– Не ошибаетесь. Мы хотели показать, как сегодняшнее поколение молодых людей видит те проблемы, которые существовали во времена Гете. Во время исполнения мы стремимся к тому, чтобы элементы фигурного катания не выпячивались, не были самоцелью, а являлись средством выражения идеи. В свое время меня, Володю Котина, когда мы были действующими спортсменами, поругивали за увлечение художественной стороной, но сейчас именно на эту сторону основное внимание.
– Говорят, язык театра – язык движений, не важно, на льду ли, на деревянной сцене.
– Это так, и чем мы сильнее в этом своем языке, чем богаче, тем глубже можем проникнуть в любой, даже самый сложный, коварный, образ и довести свои замыслы до нужного воплощения, опять же в интересах наших зрителей. Высококлассный фигурист чем отличается? Высочайшей техникой, и нам, теперь артистам, необходимо обязательно владеть такой. А как иначе ставить спектакли о роли художника, о каких-то высоких понятиях и материях?
Спрашиваю Игоря, кто помогает ему в работе?

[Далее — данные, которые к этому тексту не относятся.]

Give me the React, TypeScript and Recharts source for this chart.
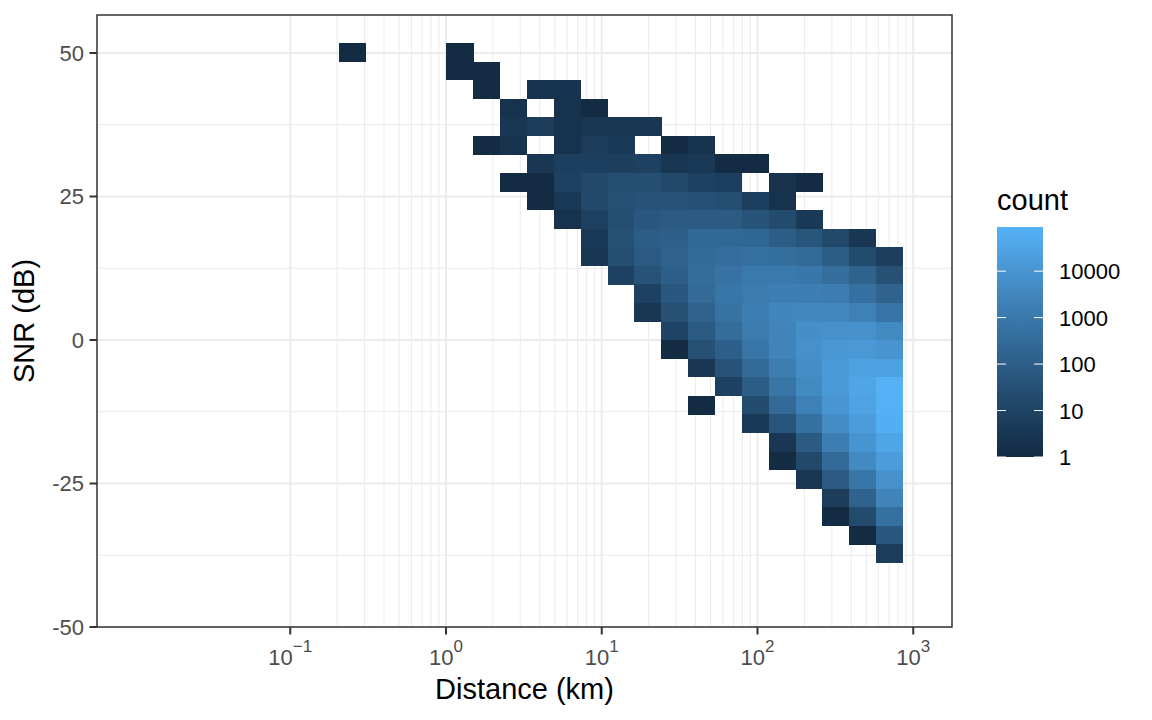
import React from "react";
import { ScatterChart, Scatter, XAxis, YAxis, CartesianGrid, ReferenceArea } from "recharts";

const distanceBins = [0.2506, 0.3728, 0.5544, 0.8248, 1.227, 1.825, 2.715, 4.04, 6.01, 8.94, 13.3, 19.78, 29.42, 43.76, 65.1, 96.8, 144, 214.2, 318.6, 473.9, 704.9];
const snrBins = [50.12, 46.89, 43.65, 40.42, 37.18, 33.95, 30.71, 27.48, 24.24, 21.0, 17.77, 14.54, 11.3, 8.06, 4.83, 1.59, -1.64, -4.88, -8.11, -11.35, -14.58, -17.82, -21.05, -24.28, -27.52, -30.76, -33.99, -37.23];
const counts = [
  [1, 0, 0, 0, 1, 0, 0, 0, 0, 0, 0, 0, 0, 0, 0, 0, 0, 0, 0, 0, 0],
  [0, 0, 0, 0, 1, 1, 0, 0, 0, 0, 0, 0, 0, 0, 0, 0, 0, 0, 0, 0, 0],
  [0, 0, 0, 0, 0, 1, 0, 2, 2, 0, 0, 0, 0, 0, 0, 0, 0, 0, 0, 0, 0],
  [0, 0, 0, 0, 0, 0, 2, 0, 2, 1, 0, 0, 0, 0, 0, 0, 0, 0, 0, 0, 0],
  [0, 0, 0, 0, 0, 0, 3, 5, 2, 3, 3, 3, 0, 0, 0, 0, 0, 0, 0, 0, 0],
  [0, 0, 0, 0, 0, 1, 2, 0, 2, 5, 4, 0, 1, 2, 0, 0, 0, 0, 0, 0, 0],
  [0, 0, 0, 0, 0, 0, 0, 3, 7, 7, 6, 8, 3, 4, 1, 1, 0, 0, 0, 0, 0],
  [0, 0, 0, 0, 0, 0, 1, 1, 8, 15, 25, 25, 15, 8, 7, 0, 2, 1, 0, 0, 0],
  [0, 0, 0, 0, 0, 0, 0, 1, 4, 15, 30, 40, 40, 35, 25, 7, 2, 0, 0, 0, 0],
  [0, 0, 0, 0, 0, 0, 0, 0, 2, 8, 25, 60, 80, 80, 80, 40, 20, 4, 0, 0, 0],
  [0, 0, 0, 0, 0, 0, 0, 0, 0, 4, 30, 100, 120, 250, 250, 220, 100, 50, 15, 3, 0],
  [0, 0, 0, 0, 0, 0, 0, 0, 0, 3, 25, 70, 150, 300, 400, 500, 450, 300, 100, 20, 6],
  [0, 0, 0, 0, 0, 0, 0, 0, 0, 0, 8, 40, 120, 350, 600, 1000, 1000, 900, 400, 150, 30],
  [0, 0, 0, 0, 0, 0, 0, 0, 0, 0, 0, 8, 60, 300, 800, 1200, 1700, 1700, 1300, 500, 150],
  [0, 0, 0, 0, 0, 0, 0, 0, 0, 0, 0, 3, 30, 150, 600, 1500, 3000, 3500, 3500, 2000, 700],
  [0, 0, 0, 0, 0, 0, 0, 0, 0, 0, 0, 0, 10, 70, 350, 1200, 2500, 6000, 7000, 7000, 4000],
  [0, 0, 0, 0, 0, 0, 0, 0, 0, 0, 0, 0, 1, 30, 120, 800, 2500, 7000, 12000, 13000, 9000],
  [0, 0, 0, 0, 0, 0, 0, 0, 0, 0, 0, 0, 0, 3, 40, 300, 1500, 6000, 15000, 25000, 25000],
  [0, 0, 0, 0, 0, 0, 0, 0, 0, 0, 0, 0, 0, 0, 8, 100, 800, 4000, 15000, 35000, 80000],
  [0, 0, 0, 0, 0, 0, 0, 0, 0, 0, 0, 0, 0, 1, 0, 20, 300, 2000, 10000, 30000, 85000],
  [0, 0, 0, 0, 0, 0, 0, 0, 0, 0, 0, 0, 0, 0, 0, 4, 50, 500, 5000, 18000, 70000],
  [0, 0, 0, 0, 0, 0, 0, 0, 0, 0, 0, 0, 0, 0, 0, 0, 3, 80, 1500, 9000, 35000],
  [0, 0, 0, 0, 0, 0, 0, 0, 0, 0, 0, 0, 0, 0, 0, 0, 1, 15, 300, 4000, 18000],
  [0, 0, 0, 0, 0, 0, 0, 0, 0, 0, 0, 0, 0, 0, 0, 0, 0, 3, 80, 800, 7000],
  [0, 0, 0, 0, 0, 0, 0, 0, 0, 0, 0, 0, 0, 0, 0, 0, 0, 0, 5, 150, 2500],
  [0, 0, 0, 0, 0, 0, 0, 0, 0, 0, 0, 0, 0, 0, 0, 0, 0, 0, 1, 20, 500],
  [0, 0, 0, 0, 0, 0, 0, 0, 0, 0, 0, 0, 0, 0, 0, 0, 0, 0, 0, 1, 60],
  [0, 0, 0, 0, 0, 0, 0, 0, 0, 0, 0, 0, 0, 0, 0, 0, 0, 0, 0, 0, 5],
];
const xMajor = [0.1, 1, 10, 100, 1000];
const xMinor = [
  0.2, 0.3, 0.4, 0.5, 0.6, 0.7, 0.8, 0.9,
  2, 3, 4, 5, 6, 7, 8, 9,
  20, 30, 40, 50, 60, 70, 80, 90,
  200, 300, 400, 500, 600, 700, 800, 900,
];
const xExponents = ["\u22121", "0", "1", "2", "3"];
const yMajor = [-50, -25, 0, 25, 50];
const yMinor = [-37.5, -12.5, 12.5, 37.5];
const legendTicks = [1, 10, 100, 1000, 10000];

const FONT = '"Liberation Sans", Arial, sans-serif';
const X_DOMAIN = [0.005744, 1773.8];
const Y_DOMAIN = [-50, 56.62];
const CELL_W = 26.86;
const CELL_H = 18.57;
const MAX_LOG = 4.95;

// ggplot2 default gradient: #132B43 -> #56B1F7, interpolated in Lab
const toLab = (rgb: number[]) => {
  const l = rgb.map((c) => {
    const v = c / 255;
    return v > 0.04045 ? Math.pow((v + 0.055) / 1.055, 2.4) : v / 12.92;
  });
  const X = (0.4124 * l[0] + 0.3576 * l[1] + 0.1805 * l[2]) / 0.95047;
  const Y = 0.2126 * l[0] + 0.7152 * l[1] + 0.0722 * l[2];
  const Z = (0.0193 * l[0] + 0.1192 * l[1] + 0.9505 * l[2]) / 1.08883;
  const f = (t: number) => (t > 0.008856 ? Math.cbrt(t) : 7.787 * t + 16 / 116);
  return [116 * f(Y) - 16, 500 * (f(X) - f(Y)), 200 * (f(Y) - f(Z))];
};
const fromLab = (lab: number[]) => {
  const fy = (lab[0] + 16) / 116;
  const fx = fy + lab[1] / 500;
  const fz = fy - lab[2] / 200;
  const g = (t: number) => (t * t * t > 0.008856 ? t * t * t : (t - 16 / 116) / 7.787);
  const X = g(fx) * 0.95047;
  const Y = g(fy);
  const Z = g(fz) * 1.08883;
  const lin = [
    3.2406 * X - 1.5372 * Y - 0.4986 * Z,
    -0.9689 * X + 1.8758 * Y + 0.0415 * Z,
    0.0557 * X - 0.204 * Y + 1.057 * Z,
  ];
  const out = lin.map((v) => {
    const c = Math.max(0, Math.min(1, v));
    return Math.round(255 * (c > 0.0031308 ? 1.055 * Math.pow(c, 1 / 2.4) - 0.055 : 12.92 * c));
  });
  return `rgb(${out[0]},${out[1]},${out[2]})`;
};
const LOW = toLab([0x13, 0x2b, 0x43]);
const HIGH = toLab([0x56, 0xb1, 0xf7]);
const ramp = (t: number) => fromLab(LOW.map((v, i) => v + (HIGH[i] - v) * t));
const colorOf = (count: number) => ramp(Math.log10(count) / MAX_LOG);

const cells = snrBins.flatMap((snr, r) =>
  distanceBins.map((km, c) => ({ km, snr, count: counts[r][c] })).filter((d) => d.count > 0),
);

const CellShape = (props: any) => {
  const { cx, cy, payload } = props;
  const left = Math.round(cx - CELL_W / 2);
  const right = Math.round(cx + CELL_W / 2 + 0.3);
  const top = Math.round(cy - CELL_H / 2);
  const bottom = Math.round(cy + CELL_H / 2 + 0.15);
  return (
    <rect
      x={left}
      y={top}
      width={right - left}
      height={bottom - top}
      fill={colorOf(payload.count)}
      shapeRendering="crispEdges"
    />
  );
};

const PowerTick = (props: any) => {
  const { x, y, index } = props;
  return (
    <text x={x} y={y} textAnchor="middle" fontFamily={FONT} fill="#4D4D4D">
      <tspan fontSize={22} dy={28.5}>10</tspan>
      <tspan fontSize={17} dy={-13}>{xExponents[index]}</tspan>
    </text>
  );
};

const LEG = { x: 997, w: 46, top: 227, bottom: 457 };
const Legend = () => {
  const yOf = (v: number) => LEG.bottom - ((LEG.bottom - LEG.top) * Math.log10(v)) / MAX_LOG;
  const stops = Array.from({ length: 21 }, (_, i) => i / 20);
  return (
    <svg width={1152} height={720} style={{ position: "absolute", left: 0, top: 0, pointerEvents: "none" }}>
      <defs>
        <linearGradient id="countRamp" x1="0" y1="1" x2="0" y2="0">
          {stops.map((s) => (
            <stop key={s} offset={s} stopColor={ramp(s)} />
          ))}
        </linearGradient>
      </defs>
      <text x={LEG.x} y={210} fontFamily={FONT} fontSize={29} fill="#000">count</text>
      <rect x={LEG.x} y={LEG.top} width={LEG.w} height={LEG.bottom - LEG.top} fill="url(#countRamp)" />
      {legendTicks.map((v) => (
        <g key={v}>
          <line x1={LEG.x} x2={LEG.x + 9} y1={yOf(v)} y2={yOf(v)} stroke="#fff" strokeWidth={1} />
          <line x1={LEG.x + LEG.w - 9} x2={LEG.x + LEG.w} y1={yOf(v)} y2={yOf(v)} stroke="#fff" strokeWidth={1} />
          <text x={1059} y={yOf(v) + 8} fontFamily={FONT} fontSize={22} fill="#000">{v}</text>
        </g>
      ))}
    </svg>
  );
};

export default function App() {
  return (
    <div style={{ position: "absolute", left: 0, top: 0, width: 1152, height: 720, background: "#fff" }}>
      <ScatterChart width={1152} height={720} margin={{ top: 15, right: 200, bottom: 0, left: 0 }}>
        <CartesianGrid stroke="#EBEBEB" strokeWidth={1} verticalValues={xMinor} horizontalValues={yMinor} />
        <CartesianGrid stroke="#EBEBEB" strokeWidth={2} verticalValues={xMajor} horizontalValues={yMajor} />
        <XAxis
          dataKey="km"
          type="number"
          scale="log"
          domain={X_DOMAIN}
          ticks={xMajor}
          interval={0}
          height={93}
          tick={<PowerTick />}
          tickSize={7.5}
          tickLine={{ stroke: "#333333", strokeWidth: 2 }}
          axisLine={false}
          allowDataOverflow
          label={{ value: "Distance (km)", position: "insideBottom", offset: 21, fontFamily: FONT, fontSize: 29, fill: "#000" }}
        />
        <YAxis
          dataKey="snr"
          type="number"
          domain={Y_DOMAIN}
          ticks={yMajor}
          interval={0}
          width={97}
          tick={{ fontFamily: FONT, fontSize: 22, fill: "#4D4D4D" }}
          tickSize={7.5}
          tickMargin={5.5}
          tickLine={{ stroke: "#333333", strokeWidth: 2 }}
          axisLine={false}
          allowDataOverflow
          label={{ value: "SNR (dB)", angle: -90, position: "insideLeft", offset: 24, fontFamily: FONT, fontSize: 29, fill: "#000", style: { textAnchor: "middle" } }}
        />
        <Scatter data={cells} shape={<CellShape />} isAnimationActive={false} />
        <ReferenceArea
          x1={X_DOMAIN[0]}
          x2={X_DOMAIN[1]}
          y1={Y_DOMAIN[0]}
          y2={Y_DOMAIN[1]}
          fill="none"
          stroke="#333333"
          strokeWidth={1.5}
          ifOverflow="visible"
        />
      </ScatterChart>
      <Legend />
    </div>
  );
}
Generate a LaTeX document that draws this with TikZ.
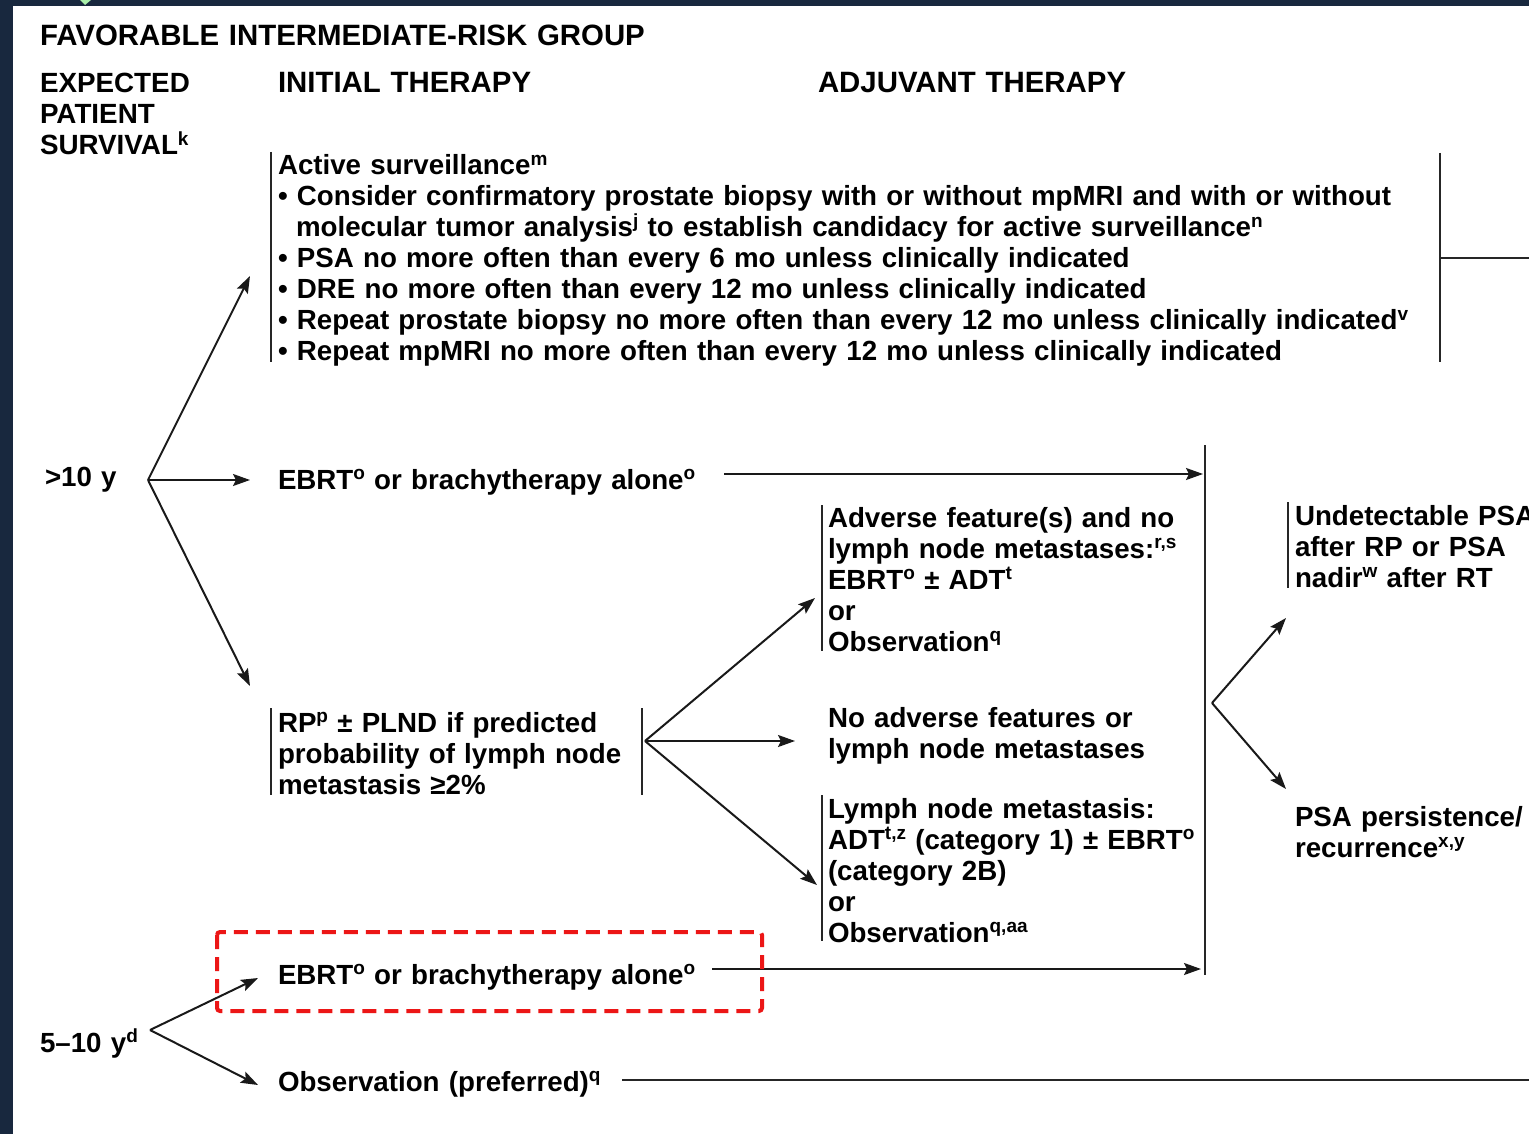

– Много людей. Елена Анатольевна Чайковская, балетмейстер Наталья Александровна Волкова. Она, если можно так сказать, знает и «пол», и «конек». «Компьютерную» музыку к «Фаусту» сочинил молодой композитор Михаил Чекалин, а сценарий – плод коллективного творчества с участием Андрея Днепрова и Бориса Баркаса. Стараемся привлечь к постановкам разных людей, это дает нам возможность и по-разному трактовать образы, искать и находить новые формы. Посмотрите, как засверкала Елена Васюкова, воплощение ею образа Маргариты все признают весьма оригинальным. У Бестемьяновой свои находки и подходы, у Васюковой свои, но обе своей гаммой красок, палитрой выразительных средств заставляют поверить в великое чувство любви и самопожертвования. Так и у остальных ребят, в том числе и меня касается, когда я выхожу на лед. В этом – в глубоком проникновении в драматургию сюжета – и вся прелесть.
– Если честно, когда вы начинали, страх был?
– Еще какой! На всю труппу один страх: как примут, проникнется ли публика нашими замыслами, как мы раскрываем тему противопоставления разума и темных сил, отзовется ли на историю любви и смерти и т. д. Средствами танца это крайне трудно выразить. Но мы старались. Эмоции зрителей – тот камертон, который помогает нам правильно выстроить работу, их реакция дает четкое представление, что у нас получилось, а где провал. В конце концов, это позволяет избежать ошибок.
…В зале аншлаг, никто не торопится в раздевалку. Шквал аплодисментов. Я оставляю Бобрина, на лице которого, наконец, появляется улыбка, его вот-вот пригласят на поклон публике, а сам ищу глазами на трибуне Вольфганга Рейсингера, тянет поинтересоваться его мнением.
– Это замечательно! Мне, конечно, прекрасна знакома опера Гуно, но чтобы воплотить ее либретто в спектакле на льду… Это так необычно. Если я правильно уловил идею увиденного, то, на мой взгляд, это раздумья средствами танца о роли художника в современном мире. Он может посеять добро, но и причинить своим талантом зло. Сценически крайне сложно изложить эту философию нашей жизни, но русскому театру это удалось. А каков кордебалет, он не фон, он такое же главное действующее лицо, как исполнители ведущих ролей.
Я стараюсь поспеть за переводчицей и тщательно записываю сказанное. Рейсингер не один, вместе с ним Эвелин Шнайдер, тренер сборной Австрии, и ее слова тоже залетают в мой блокнот.
– Балетное прочтение Гете для меня открытие. Вы заметили, как реагировали зрители. А почему? В том, что они увидели, есть сердце, то есть то, что заставляет сопереживать. Это искусство с большой буквы. Шесть баллов всем за артистичность и художественность. Какая скорость катания, какая чистота скольжения, какие прыжки! Сравнить с нашим «Холидэй он айс»? О чем вы говорите? Театр Бобрина несравненно выше. Это театр, понимаете? «Холидэй он айс» приучил к совершенно иному восприятию ледовой хореографии, он привлекает своей помпезностью, чрезмерным световыми эффектами и блеском роскошных костюмов.
– А театр Бобрина чем?
– А тут эмоциональный взрыв, качественно совершенно иное построение действия. Не только блестящая россыпь искр из-под коньков, а прежде всего душа, ее не прячут за привлекательными масками. Чувствуете, насколько я объективна (госпожа Шнайдер улыбается), не забывайте – я австрийка.
Вот это да! Кто бы мог подумать? Русский ледовый театр заставил Вену, Австрию, воспитанную на традициях Моцарта, вернуться к классике, открыв новое для себя искусство и удовлетворить вкусы самых требовательных гурманов.